Recorded information -
* * * *
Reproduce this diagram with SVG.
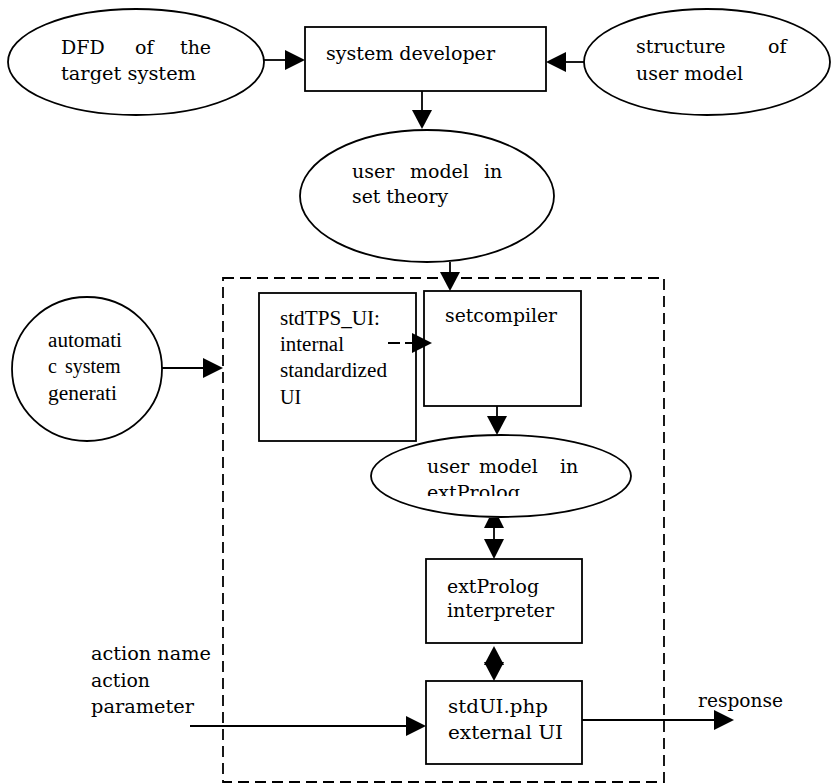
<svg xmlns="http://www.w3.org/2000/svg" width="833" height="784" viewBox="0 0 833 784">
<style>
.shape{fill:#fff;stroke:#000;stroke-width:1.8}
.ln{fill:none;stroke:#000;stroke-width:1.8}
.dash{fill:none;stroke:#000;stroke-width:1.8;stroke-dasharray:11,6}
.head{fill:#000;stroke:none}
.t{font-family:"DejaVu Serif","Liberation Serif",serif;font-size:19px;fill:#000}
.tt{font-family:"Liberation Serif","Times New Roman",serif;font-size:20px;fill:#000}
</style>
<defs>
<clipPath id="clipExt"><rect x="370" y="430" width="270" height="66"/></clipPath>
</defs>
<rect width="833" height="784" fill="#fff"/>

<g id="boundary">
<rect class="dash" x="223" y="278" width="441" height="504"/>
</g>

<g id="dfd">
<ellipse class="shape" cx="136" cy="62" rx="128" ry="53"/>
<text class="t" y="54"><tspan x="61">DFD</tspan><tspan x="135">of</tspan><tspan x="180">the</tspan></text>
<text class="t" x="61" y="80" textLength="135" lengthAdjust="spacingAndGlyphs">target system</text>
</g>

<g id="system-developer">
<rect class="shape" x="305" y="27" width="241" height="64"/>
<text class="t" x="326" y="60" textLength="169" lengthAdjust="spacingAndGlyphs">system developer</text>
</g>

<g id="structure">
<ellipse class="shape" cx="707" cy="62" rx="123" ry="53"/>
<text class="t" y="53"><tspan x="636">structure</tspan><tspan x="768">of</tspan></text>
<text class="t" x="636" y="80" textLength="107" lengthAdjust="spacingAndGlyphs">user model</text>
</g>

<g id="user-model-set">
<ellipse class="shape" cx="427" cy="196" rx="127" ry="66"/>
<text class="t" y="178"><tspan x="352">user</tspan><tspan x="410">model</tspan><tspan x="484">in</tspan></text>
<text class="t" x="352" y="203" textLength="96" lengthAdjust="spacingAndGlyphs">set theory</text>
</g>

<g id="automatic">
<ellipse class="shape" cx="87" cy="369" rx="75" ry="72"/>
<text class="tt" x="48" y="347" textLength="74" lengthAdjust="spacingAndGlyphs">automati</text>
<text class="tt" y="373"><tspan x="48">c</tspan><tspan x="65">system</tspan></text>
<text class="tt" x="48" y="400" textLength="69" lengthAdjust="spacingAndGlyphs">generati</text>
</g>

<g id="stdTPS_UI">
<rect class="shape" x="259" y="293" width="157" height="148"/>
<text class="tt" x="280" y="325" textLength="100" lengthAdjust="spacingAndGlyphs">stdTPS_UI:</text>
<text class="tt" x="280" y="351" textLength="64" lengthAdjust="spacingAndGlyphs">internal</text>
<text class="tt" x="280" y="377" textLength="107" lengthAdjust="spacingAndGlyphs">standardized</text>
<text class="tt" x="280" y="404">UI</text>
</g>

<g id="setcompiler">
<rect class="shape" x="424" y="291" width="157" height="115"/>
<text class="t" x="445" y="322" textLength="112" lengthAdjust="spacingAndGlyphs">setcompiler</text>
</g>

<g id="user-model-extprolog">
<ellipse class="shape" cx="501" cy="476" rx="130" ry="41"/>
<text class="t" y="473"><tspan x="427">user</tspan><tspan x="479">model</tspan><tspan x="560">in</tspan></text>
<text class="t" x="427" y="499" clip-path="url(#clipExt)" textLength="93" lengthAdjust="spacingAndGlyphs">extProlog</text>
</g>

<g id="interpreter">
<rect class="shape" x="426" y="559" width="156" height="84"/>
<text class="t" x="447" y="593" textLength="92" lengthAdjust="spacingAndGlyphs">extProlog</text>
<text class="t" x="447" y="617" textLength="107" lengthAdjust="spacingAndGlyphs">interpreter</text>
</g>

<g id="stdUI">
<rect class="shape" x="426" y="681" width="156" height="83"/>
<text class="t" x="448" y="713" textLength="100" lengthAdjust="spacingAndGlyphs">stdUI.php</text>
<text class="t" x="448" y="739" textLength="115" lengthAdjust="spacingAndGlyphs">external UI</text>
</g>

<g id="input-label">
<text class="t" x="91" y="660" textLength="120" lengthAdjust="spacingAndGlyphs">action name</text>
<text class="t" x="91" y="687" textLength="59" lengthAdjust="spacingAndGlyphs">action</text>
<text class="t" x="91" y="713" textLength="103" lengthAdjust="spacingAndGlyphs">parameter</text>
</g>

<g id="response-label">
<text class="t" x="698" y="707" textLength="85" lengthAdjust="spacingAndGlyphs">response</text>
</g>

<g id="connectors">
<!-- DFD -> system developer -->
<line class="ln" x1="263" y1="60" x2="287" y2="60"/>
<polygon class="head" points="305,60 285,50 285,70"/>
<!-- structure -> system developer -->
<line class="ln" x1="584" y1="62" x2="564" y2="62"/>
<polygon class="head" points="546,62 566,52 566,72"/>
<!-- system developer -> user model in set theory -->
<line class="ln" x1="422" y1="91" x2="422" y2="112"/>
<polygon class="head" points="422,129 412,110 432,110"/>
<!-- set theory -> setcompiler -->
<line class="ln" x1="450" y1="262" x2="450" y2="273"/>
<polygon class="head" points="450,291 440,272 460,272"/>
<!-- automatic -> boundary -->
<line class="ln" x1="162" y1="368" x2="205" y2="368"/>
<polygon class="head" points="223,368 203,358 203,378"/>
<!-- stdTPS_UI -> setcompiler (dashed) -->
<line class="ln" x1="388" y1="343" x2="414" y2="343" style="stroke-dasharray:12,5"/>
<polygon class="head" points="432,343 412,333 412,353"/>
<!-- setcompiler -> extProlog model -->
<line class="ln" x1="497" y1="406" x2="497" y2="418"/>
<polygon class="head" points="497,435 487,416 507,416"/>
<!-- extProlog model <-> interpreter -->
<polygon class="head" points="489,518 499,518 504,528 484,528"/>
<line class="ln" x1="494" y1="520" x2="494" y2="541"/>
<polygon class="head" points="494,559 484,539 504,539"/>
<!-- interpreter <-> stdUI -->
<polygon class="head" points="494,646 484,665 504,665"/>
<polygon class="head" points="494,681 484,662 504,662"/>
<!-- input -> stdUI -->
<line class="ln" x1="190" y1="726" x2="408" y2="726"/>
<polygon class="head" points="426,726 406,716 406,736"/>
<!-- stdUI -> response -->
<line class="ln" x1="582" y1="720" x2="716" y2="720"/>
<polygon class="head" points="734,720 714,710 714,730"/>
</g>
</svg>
* * * *
Set problem - Give an exact reproduction of every line, leaving out any picture.

Complete answer -
Reproduce this diagram with SVG.
<svg xmlns="http://www.w3.org/2000/svg" width="833" height="784" viewBox="0 0 833 784">
<style>
.shape{fill:#fff;stroke:#000;stroke-width:1.8}
.ln{fill:none;stroke:#000;stroke-width:1.8}
.dash{fill:none;stroke:#000;stroke-width:1.8;stroke-dasharray:11,6}
.head{fill:#000;stroke:none}
.t{font-family:"DejaVu Serif","Liberation Serif",serif;font-size:19px;fill:#000}
.tt{font-family:"Liberation Serif","Times New Roman",serif;font-size:20px;fill:#000}
</style>
<defs>
<clipPath id="clipExt"><rect x="370" y="430" width="270" height="66"/></clipPath>
</defs>
<rect width="833" height="784" fill="#fff"/>

<g id="boundary">
<rect class="dash" x="223" y="278" width="441" height="504"/>
</g>

<g id="dfd">
<ellipse class="shape" cx="136" cy="62" rx="128" ry="53"/>
<text class="t" y="54"><tspan x="61">DFD</tspan><tspan x="135">of</tspan><tspan x="180">the</tspan></text>
<text class="t" x="61" y="80" textLength="135" lengthAdjust="spacingAndGlyphs">target system</text>
</g>

<g id="system-developer">
<rect class="shape" x="305" y="27" width="241" height="64"/>
<text class="t" x="326" y="60" textLength="169" lengthAdjust="spacingAndGlyphs">system developer</text>
</g>

<g id="structure">
<ellipse class="shape" cx="707" cy="62" rx="123" ry="53"/>
<text class="t" y="53"><tspan x="636">structure</tspan><tspan x="768">of</tspan></text>
<text class="t" x="636" y="80" textLength="107" lengthAdjust="spacingAndGlyphs">user model</text>
</g>

<g id="user-model-set">
<ellipse class="shape" cx="427" cy="196" rx="127" ry="66"/>
<text class="t" y="178"><tspan x="352">user</tspan><tspan x="410">model</tspan><tspan x="484">in</tspan></text>
<text class="t" x="352" y="203" textLength="96" lengthAdjust="spacingAndGlyphs">set theory</text>
</g>

<g id="automatic">
<ellipse class="shape" cx="87" cy="369" rx="75" ry="72"/>
<text class="tt" x="48" y="347" textLength="74" lengthAdjust="spacingAndGlyphs">automati</text>
<text class="tt" y="373"><tspan x="48">c</tspan><tspan x="65">system</tspan></text>
<text class="tt" x="48" y="400" textLength="69" lengthAdjust="spacingAndGlyphs">generati</text>
</g>

<g id="stdTPS_UI">
<rect class="shape" x="259" y="293" width="157" height="148"/>
<text class="tt" x="280" y="325" textLength="100" lengthAdjust="spacingAndGlyphs">stdTPS_UI:</text>
<text class="tt" x="280" y="351" textLength="64" lengthAdjust="spacingAndGlyphs">internal</text>
<text class="tt" x="280" y="377" textLength="107" lengthAdjust="spacingAndGlyphs">standardized</text>
<text class="tt" x="280" y="404">UI</text>
</g>

<g id="setcompiler">
<rect class="shape" x="424" y="291" width="157" height="115"/>
<text class="t" x="445" y="322" textLength="112" lengthAdjust="spacingAndGlyphs">setcompiler</text>
</g>

<g id="user-model-extprolog">
<ellipse class="shape" cx="501" cy="476" rx="130" ry="41"/>
<text class="t" y="473"><tspan x="427">user</tspan><tspan x="479">model</tspan><tspan x="560">in</tspan></text>
<text class="t" x="427" y="499" clip-path="url(#clipExt)" textLength="93" lengthAdjust="spacingAndGlyphs">extProlog</text>
</g>

<g id="interpreter">
<rect class="shape" x="426" y="559" width="156" height="84"/>
<text class="t" x="447" y="593" textLength="92" lengthAdjust="spacingAndGlyphs">extProlog</text>
<text class="t" x="447" y="617" textLength="107" lengthAdjust="spacingAndGlyphs">interpreter</text>
</g>

<g id="stdUI">
<rect class="shape" x="426" y="681" width="156" height="83"/>
<text class="t" x="448" y="713" textLength="100" lengthAdjust="spacingAndGlyphs">stdUI.php</text>
<text class="t" x="448" y="739" textLength="115" lengthAdjust="spacingAndGlyphs">external UI</text>
</g>

<g id="input-label">
<text class="t" x="91" y="660" textLength="120" lengthAdjust="spacingAndGlyphs">action name</text>
<text class="t" x="91" y="687" textLength="59" lengthAdjust="spacingAndGlyphs">action</text>
<text class="t" x="91" y="713" textLength="103" lengthAdjust="spacingAndGlyphs">parameter</text>
</g>

<g id="response-label">
<text class="t" x="698" y="707" textLength="85" lengthAdjust="spacingAndGlyphs">response</text>
</g>

<g id="connectors">
<!-- DFD -> system developer -->
<line class="ln" x1="263" y1="60" x2="287" y2="60"/>
<polygon class="head" points="305,60 285,50 285,70"/>
<!-- structure -> system developer -->
<line class="ln" x1="584" y1="62" x2="564" y2="62"/>
<polygon class="head" points="546,62 566,52 566,72"/>
<!-- system developer -> user model in set theory -->
<line class="ln" x1="422" y1="91" x2="422" y2="112"/>
<polygon class="head" points="422,129 412,110 432,110"/>
<!-- set theory -> setcompiler -->
<line class="ln" x1="450" y1="262" x2="450" y2="273"/>
<polygon class="head" points="450,291 440,272 460,272"/>
<!-- automatic -> boundary -->
<line class="ln" x1="162" y1="368" x2="205" y2="368"/>
<polygon class="head" points="223,368 203,358 203,378"/>
<!-- stdTPS_UI -> setcompiler (dashed) -->
<line class="ln" x1="388" y1="343" x2="414" y2="343" style="stroke-dasharray:12,5"/>
<polygon class="head" points="432,343 412,333 412,353"/>
<!-- setcompiler -> extProlog model -->
<line class="ln" x1="497" y1="406" x2="497" y2="418"/>
<polygon class="head" points="497,435 487,416 507,416"/>
<!-- extProlog model <-> interpreter -->
<polygon class="head" points="489,518 499,518 504,528 484,528"/>
<line class="ln" x1="494" y1="520" x2="494" y2="541"/>
<polygon class="head" points="494,559 484,539 504,539"/>
<!-- interpreter <-> stdUI -->
<polygon class="head" points="494,646 484,665 504,665"/>
<polygon class="head" points="494,681 484,662 504,662"/>
<!-- input -> stdUI -->
<line class="ln" x1="190" y1="726" x2="408" y2="726"/>
<polygon class="head" points="426,726 406,716 406,736"/>
<!-- stdUI -> response -->
<line class="ln" x1="582" y1="720" x2="716" y2="720"/>
<polygon class="head" points="734,720 714,710 714,730"/>
</g>
</svg>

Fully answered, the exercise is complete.